Cute, little, socio-pathic, soiled Harry.

But I think I might see a hole in that bucket of water.

Harry’s an angry teenager, but he’s a goody-two-shoes. From day one, he just intrinsically knows what’s right and what’s wrong (knowing he doesn’t want to be associated with “dark wizards” of Slytherin). Yeah, he gets fuddled in knowing who’s good and who’s bad (Snape vs. Quirrel). Sure, he falters when he gets mad. But his underlying motives are almost always so pure and good. They’re not even for the sake of increasing his own fortune (i.e. winning the triwizard cup for fame, glory, and cash). His motivation may not exactly be saintly (the side of “good” was chosen for him the moment Voldie killed his parents and tried to kill him), but he’s good by definition.

He’s probably having a crisis at the moment with Sirius gone, but that’ll come to motivate him further.

Oh, I’ll put galleons on that he’ll have a big moral dilemma (my dream scenario: whether or not to bring Sirius back from the dead or whether or not to kill Bellatrix). But he’s going to do the right thing in the end.

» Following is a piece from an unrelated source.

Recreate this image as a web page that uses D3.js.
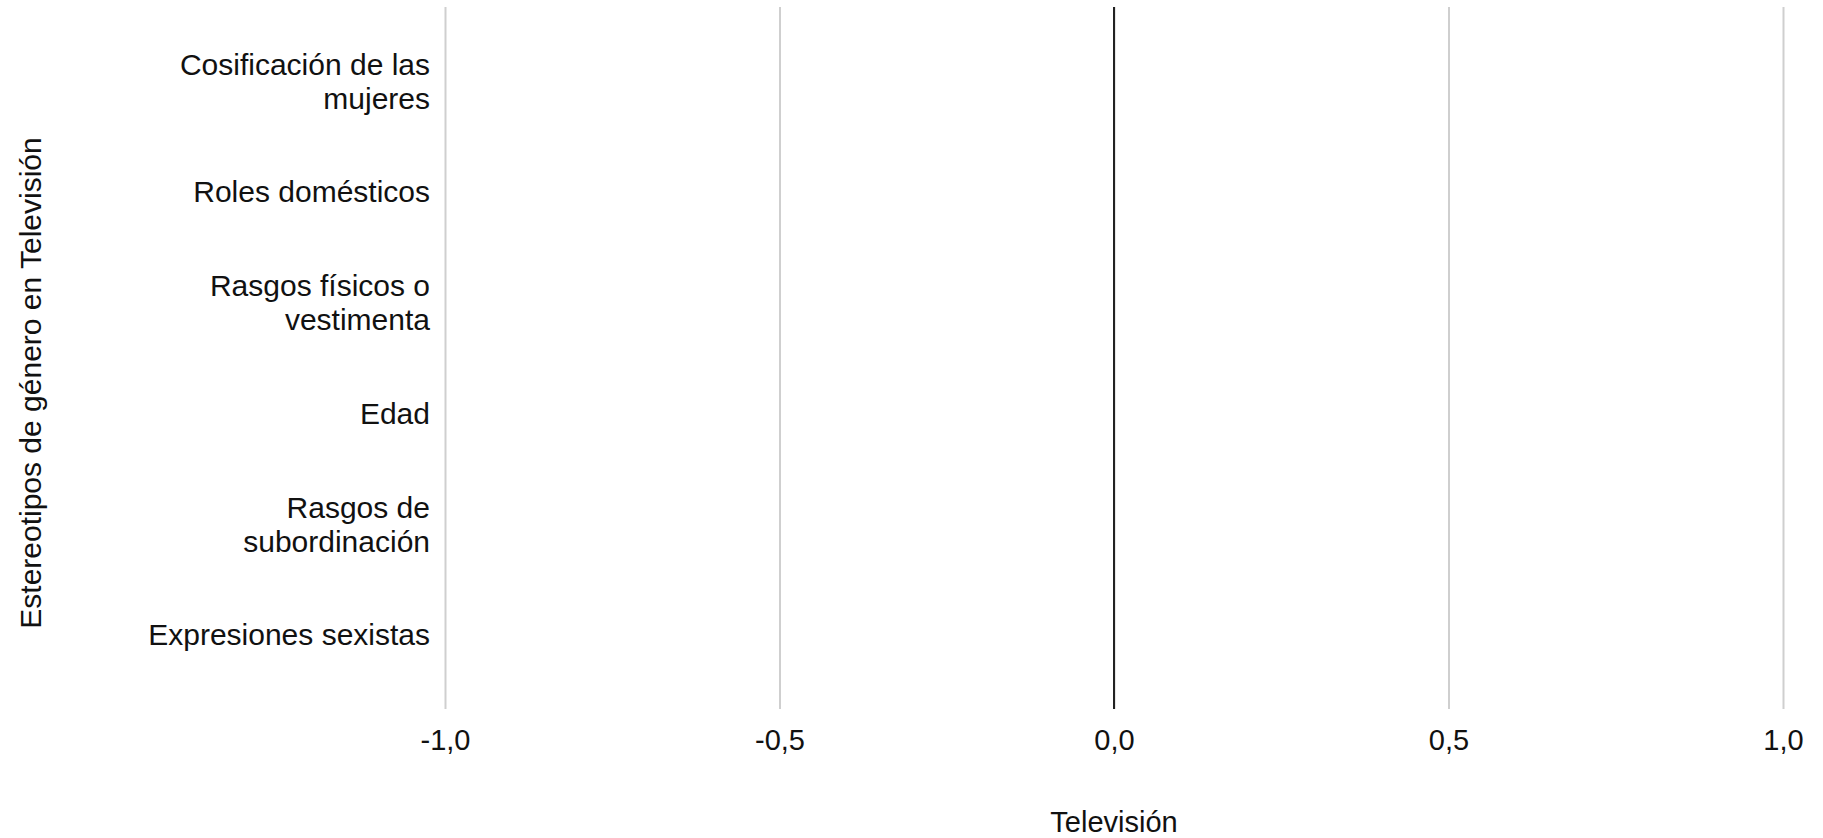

Harry just isn’t the Byronic hero. He’s not the anti-hero. He’s not Anakin 
Skywalker (redeemed hero). He’s good defined by the evil that is Voldie 
(hence why Voldie is such a unsatisfactory villain—he’s just evil, flat, 
boring, evil) and vice versa. Harry’s good, flat, boring, good. Well, maybe 
not so boring. Harry and Voldie are archenemies. Just as there is no gray 
area for Voldie, there’s none for Harry. [I don’t think that this in anyway 
lessens the impact of the books at all, there’s 4.5 billion other characters 
in the books that are various shades of gray, white, black, red, purple, 
green, etc.]

In short (too late), Voldie cannot be redeemed. Harry can’t go evil (for any short or long amount of time). They define each other as opposite ends of the poles.

But I’m really eager and open to having my mind changed!

Kelsey, who is horrified by the recent realization that her star tattoo is named after Sirius’ murderer.